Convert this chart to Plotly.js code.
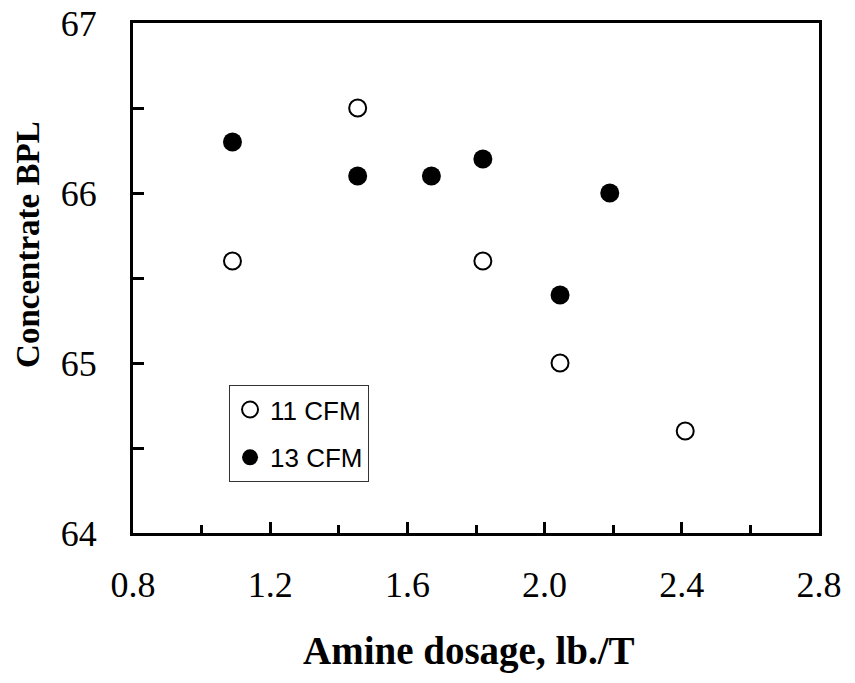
<!DOCTYPE html>
<html>
<head>
<meta charset="utf-8">
<script src="https://cdn.plot.ly/plotly-3.0.1.min.js"></script>
<style>html,body{margin:0;padding:0;background:#fff;}#chart{width:855px;height:683px;}</style>
</head>
<body>
<div id="chart"></div>
<script>
const seriesNames = ["11 CFM", "13 CFM"];
const dosage11 = [1.09, 1.455, 1.82, 2.045, 2.41];
const bpl11 = [65.6, 66.5, 65.6, 65.0, 64.6];
const dosage13 = [1.09, 1.455, 1.67, 1.82, 2.045, 2.19];
const bpl13 = [66.3, 66.1, 66.1, 66.2, 65.4, 66.0];
const xTickVals = [0.8, 1.2, 1.6, 2.0, 2.4, 2.8];
const xTickText = ["0.8", "1.2", "1.6", "2.0", "2.4", "2.8"];
const yTickVals = [64, 65, 66, 67];
const yTickText = ["64", "65", "66", "67"];
const xTitle = "Amine dosage, lb./T";
const yTitle = "Concentrate BPL";

const traces = [
  {x: dosage11, y: bpl11, name: seriesNames[0], type: "scatter", mode: "markers", legendgroup: "a",
   marker: {symbol: "circle", size: 17, color: "#ffffff", line: {color: "#000000", width: 2}}},
  {x: dosage13, y: bpl13, name: seriesNames[1], type: "scatter", mode: "markers", legendgroup: "b",
   marker: {symbol: "circle", size: 19, color: "#000000", line: {color: "#000000", width: 0}}}
];

const tickFont = {family: "Liberation Serif, Times New Roman, serif", size: 36, color: "#000"};
const layout = {
  width: 855, height: 683,
  margin: {l: 133, r: 36, t: 23, b: 150},
  paper_bgcolor: "#fff", plot_bgcolor: "#fff",
  showlegend: true,
  legend: {x: 0.14, y: 0.29, xanchor: "left", yanchor: "top",
    bordercolor: "#333", borderwidth: 1, bgcolor: "#fff",
    font: {family: "Liberation Sans, Arial, sans-serif", size: 26, color: "#000"},
    traceorder: "grouped", tracegroupgap: 11},
  xaxis: {range: [0.8, 2.8], tickvals: xTickVals, ticktext: xTickText,
    showline: true, linecolor: "#000", linewidth: 3, mirror: true, showgrid: false, zeroline: false,
    ticks: "inside", ticklen: 11, tickwidth: 3, tickcolor: "#000",
    minor: {dtick: 0.2, tick0: 0.8, ticks: "inside", ticklen: 8, tickwidth: 3, tickcolor: "#000", showgrid: false},
    tickfont: tickFont, ticklabelstandoff: 18},
  yaxis: {range: [64, 67], tickvals: yTickVals, ticktext: yTickText,
    showline: true, linecolor: "#000", linewidth: 3, mirror: true, showgrid: false, zeroline: false,
    ticks: "inside", ticklen: 11, tickwidth: 3, tickcolor: "#000",
    minor: {dtick: 0.5, tick0: 64, ticks: "inside", ticklen: 11, tickwidth: 3, tickcolor: "#000", showgrid: false},
    tickfont: tickFont, ticklabelstandoff: 26},
  annotations: [
    {text: xTitle, xref: "paper", yref: "paper", x: 0.49, y: -0.232, xanchor: "center", yanchor: "middle", showarrow: false,
     font: {family: "Liberation Serif, Times New Roman, serif", size: 39, color: "#000", weight: "bold"}},
    {text: yTitle, xref: "paper", yref: "paper", x: -0.153, y: 0.565, xanchor: "center", yanchor: "middle", showarrow: false, textangle: -90,
     font: {family: "Liberation Serif, Times New Roman, serif", size: 33, color: "#000", weight: "bold"}}
  ]
};
Plotly.newPlot("chart", traces, layout, {displayModeBar: false, staticPlot: true});
</script>
</body>
</html>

# # # # # # #

> Do this:
Write out each line again precisely as it appears, skipping every picture.

> Task answer:
Convert this chart to Plotly.js code.
<!DOCTYPE html>
<html>
<head>
<meta charset="utf-8">
<script src="https://cdn.plot.ly/plotly-3.0.1.min.js"></script>
<style>html,body{margin:0;padding:0;background:#fff;}#chart{width:855px;height:683px;}</style>
</head>
<body>
<div id="chart"></div>
<script>
const seriesNames = ["11 CFM", "13 CFM"];
const dosage11 = [1.09, 1.455, 1.82, 2.045, 2.41];
const bpl11 = [65.6, 66.5, 65.6, 65.0, 64.6];
const dosage13 = [1.09, 1.455, 1.67, 1.82, 2.045, 2.19];
const bpl13 = [66.3, 66.1, 66.1, 66.2, 65.4, 66.0];
const xTickVals = [0.8, 1.2, 1.6, 2.0, 2.4, 2.8];
const xTickText = ["0.8", "1.2", "1.6", "2.0", "2.4", "2.8"];
const yTickVals = [64, 65, 66, 67];
const yTickText = ["64", "65", "66", "67"];
const xTitle = "Amine dosage, lb./T";
const yTitle = "Concentrate BPL";

const traces = [
  {x: dosage11, y: bpl11, name: seriesNames[0], type: "scatter", mode: "markers", legendgroup: "a",
   marker: {symbol: "circle", size: 17, color: "#ffffff", line: {color: "#000000", width: 2}}},
  {x: dosage13, y: bpl13, name: seriesNames[1], type: "scatter", mode: "markers", legendgroup: "b",
   marker: {symbol: "circle", size: 19, color: "#000000", line: {color: "#000000", width: 0}}}
];

const tickFont = {family: "Liberation Serif, Times New Roman, serif", size: 36, color: "#000"};
const layout = {
  width: 855, height: 683,
  margin: {l: 133, r: 36, t: 23, b: 150},
  paper_bgcolor: "#fff", plot_bgcolor: "#fff",
  showlegend: true,
  legend: {x: 0.14, y: 0.29, xanchor: "left", yanchor: "top",
    bordercolor: "#333", borderwidth: 1, bgcolor: "#fff",
    font: {family: "Liberation Sans, Arial, sans-serif", size: 26, color: "#000"},
    traceorder: "grouped", tracegroupgap: 11},
  xaxis: {range: [0.8, 2.8], tickvals: xTickVals, ticktext: xTickText,
    showline: true, linecolor: "#000", linewidth: 3, mirror: true, showgrid: false, zeroline: false,
    ticks: "inside", ticklen: 11, tickwidth: 3, tickcolor: "#000",
    minor: {dtick: 0.2, tick0: 0.8, ticks: "inside", ticklen: 8, tickwidth: 3, tickcolor: "#000", showgrid: false},
    tickfont: tickFont, ticklabelstandoff: 18},
  yaxis: {range: [64, 67], tickvals: yTickVals, ticktext: yTickText,
    showline: true, linecolor: "#000", linewidth: 3, mirror: true, showgrid: false, zeroline: false,
    ticks: "inside", ticklen: 11, tickwidth: 3, tickcolor: "#000",
    minor: {dtick: 0.5, tick0: 64, ticks: "inside", ticklen: 11, tickwidth: 3, tickcolor: "#000", showgrid: false},
    tickfont: tickFont, ticklabelstandoff: 26},
  annotations: [
    {text: xTitle, xref: "paper", yref: "paper", x: 0.49, y: -0.232, xanchor: "center", yanchor: "middle", showarrow: false,
     font: {family: "Liberation Serif, Times New Roman, serif", size: 39, color: "#000", weight: "bold"}},
    {text: yTitle, xref: "paper", yref: "paper", x: -0.153, y: 0.565, xanchor: "center", yanchor: "middle", showarrow: false, textangle: -90,
     font: {family: "Liberation Serif, Times New Roman, serif", size: 33, color: "#000", weight: "bold"}}
  ]
};
Plotly.newPlot("chart", traces, layout, {displayModeBar: false, staticPlot: true});
</script>
</body>
</html>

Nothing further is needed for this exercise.